**Problem to work on**
Retype, exactly as they stand, the lines from the start of the data to the line that contains "const H = 437;", both ends included. Leave the pictures out.

**Data section**
____________________
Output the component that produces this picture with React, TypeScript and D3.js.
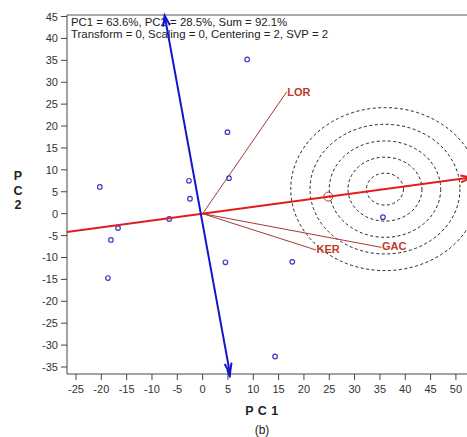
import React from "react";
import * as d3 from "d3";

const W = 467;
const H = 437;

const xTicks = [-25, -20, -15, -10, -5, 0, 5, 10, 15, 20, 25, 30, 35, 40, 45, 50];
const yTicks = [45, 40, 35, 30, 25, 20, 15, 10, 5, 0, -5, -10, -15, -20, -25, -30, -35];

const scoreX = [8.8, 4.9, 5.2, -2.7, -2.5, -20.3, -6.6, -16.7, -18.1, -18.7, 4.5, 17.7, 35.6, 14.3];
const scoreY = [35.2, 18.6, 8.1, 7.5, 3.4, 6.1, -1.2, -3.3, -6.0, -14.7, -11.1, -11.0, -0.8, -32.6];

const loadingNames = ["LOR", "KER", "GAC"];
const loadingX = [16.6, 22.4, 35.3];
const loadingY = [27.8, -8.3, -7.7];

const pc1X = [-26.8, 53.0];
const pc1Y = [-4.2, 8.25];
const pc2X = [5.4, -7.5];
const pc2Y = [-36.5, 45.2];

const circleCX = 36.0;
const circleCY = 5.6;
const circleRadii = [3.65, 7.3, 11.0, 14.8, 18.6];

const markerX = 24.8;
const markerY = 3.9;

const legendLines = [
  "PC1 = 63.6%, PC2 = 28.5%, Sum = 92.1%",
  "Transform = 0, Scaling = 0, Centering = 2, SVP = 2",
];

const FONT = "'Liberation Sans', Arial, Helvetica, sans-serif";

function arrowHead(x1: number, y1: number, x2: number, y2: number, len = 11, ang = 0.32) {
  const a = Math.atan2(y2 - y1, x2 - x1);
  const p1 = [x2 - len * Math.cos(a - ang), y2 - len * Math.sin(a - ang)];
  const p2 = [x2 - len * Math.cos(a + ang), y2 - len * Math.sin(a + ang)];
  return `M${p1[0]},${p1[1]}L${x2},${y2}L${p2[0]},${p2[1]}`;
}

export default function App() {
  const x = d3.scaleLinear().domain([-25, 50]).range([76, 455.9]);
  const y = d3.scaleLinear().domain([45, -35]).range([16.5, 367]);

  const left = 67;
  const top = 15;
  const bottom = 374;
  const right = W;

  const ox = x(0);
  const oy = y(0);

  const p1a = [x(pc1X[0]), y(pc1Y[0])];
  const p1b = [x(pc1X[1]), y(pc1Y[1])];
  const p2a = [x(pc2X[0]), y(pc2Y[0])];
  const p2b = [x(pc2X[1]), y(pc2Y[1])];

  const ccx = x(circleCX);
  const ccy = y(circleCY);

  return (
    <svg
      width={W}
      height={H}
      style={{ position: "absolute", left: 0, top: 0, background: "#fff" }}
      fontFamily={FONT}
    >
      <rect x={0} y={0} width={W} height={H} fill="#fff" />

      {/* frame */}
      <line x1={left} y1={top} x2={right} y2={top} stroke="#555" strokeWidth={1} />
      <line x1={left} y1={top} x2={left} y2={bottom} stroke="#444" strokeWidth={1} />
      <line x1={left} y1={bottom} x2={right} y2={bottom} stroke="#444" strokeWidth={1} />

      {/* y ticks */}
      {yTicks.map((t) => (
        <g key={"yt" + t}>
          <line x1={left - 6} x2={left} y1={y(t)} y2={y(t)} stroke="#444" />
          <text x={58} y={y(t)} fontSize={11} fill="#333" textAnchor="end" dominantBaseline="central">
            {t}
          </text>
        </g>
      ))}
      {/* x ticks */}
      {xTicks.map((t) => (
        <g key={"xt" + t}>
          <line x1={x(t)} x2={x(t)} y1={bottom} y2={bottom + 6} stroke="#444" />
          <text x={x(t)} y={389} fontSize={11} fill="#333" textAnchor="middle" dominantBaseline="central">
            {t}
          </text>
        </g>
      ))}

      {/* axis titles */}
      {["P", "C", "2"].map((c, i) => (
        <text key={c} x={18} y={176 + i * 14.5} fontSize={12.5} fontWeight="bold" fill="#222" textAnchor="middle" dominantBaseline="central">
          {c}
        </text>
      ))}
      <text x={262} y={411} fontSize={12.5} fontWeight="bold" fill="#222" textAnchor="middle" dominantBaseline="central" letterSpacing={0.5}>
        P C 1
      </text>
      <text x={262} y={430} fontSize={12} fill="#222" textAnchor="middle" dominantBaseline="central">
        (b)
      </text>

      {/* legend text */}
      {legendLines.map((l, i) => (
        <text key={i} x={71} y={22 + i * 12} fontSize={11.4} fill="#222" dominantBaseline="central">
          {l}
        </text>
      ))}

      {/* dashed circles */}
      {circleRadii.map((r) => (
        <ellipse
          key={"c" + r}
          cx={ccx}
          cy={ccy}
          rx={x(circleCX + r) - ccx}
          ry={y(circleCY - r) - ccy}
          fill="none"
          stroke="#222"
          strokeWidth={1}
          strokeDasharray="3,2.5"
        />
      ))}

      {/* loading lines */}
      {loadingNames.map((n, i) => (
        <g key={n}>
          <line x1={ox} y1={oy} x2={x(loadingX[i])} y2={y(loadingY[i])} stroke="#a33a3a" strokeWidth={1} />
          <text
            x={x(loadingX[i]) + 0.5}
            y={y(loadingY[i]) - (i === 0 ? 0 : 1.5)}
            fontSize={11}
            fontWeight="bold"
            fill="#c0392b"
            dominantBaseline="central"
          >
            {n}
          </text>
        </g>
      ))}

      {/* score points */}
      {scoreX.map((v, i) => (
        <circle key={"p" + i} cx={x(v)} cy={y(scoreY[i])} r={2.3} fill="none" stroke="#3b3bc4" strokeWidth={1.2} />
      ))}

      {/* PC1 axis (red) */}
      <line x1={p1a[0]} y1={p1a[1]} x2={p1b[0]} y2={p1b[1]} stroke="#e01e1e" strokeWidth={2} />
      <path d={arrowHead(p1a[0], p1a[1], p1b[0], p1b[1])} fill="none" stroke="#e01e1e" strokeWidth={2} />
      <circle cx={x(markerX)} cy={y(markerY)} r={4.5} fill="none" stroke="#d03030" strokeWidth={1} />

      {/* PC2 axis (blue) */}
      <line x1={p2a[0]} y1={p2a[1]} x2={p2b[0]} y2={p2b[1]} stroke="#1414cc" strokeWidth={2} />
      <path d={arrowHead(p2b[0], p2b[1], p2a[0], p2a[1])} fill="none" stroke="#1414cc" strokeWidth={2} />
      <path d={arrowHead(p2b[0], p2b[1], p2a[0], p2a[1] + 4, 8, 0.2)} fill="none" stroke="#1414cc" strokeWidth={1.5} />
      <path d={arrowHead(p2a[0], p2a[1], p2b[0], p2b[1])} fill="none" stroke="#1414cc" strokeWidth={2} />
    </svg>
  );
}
____________________
**The solution**
Output the component that produces this picture with React, TypeScript and D3.js.
import React from "react";
import * as d3 from "d3";

const W = 467;
const H = 437;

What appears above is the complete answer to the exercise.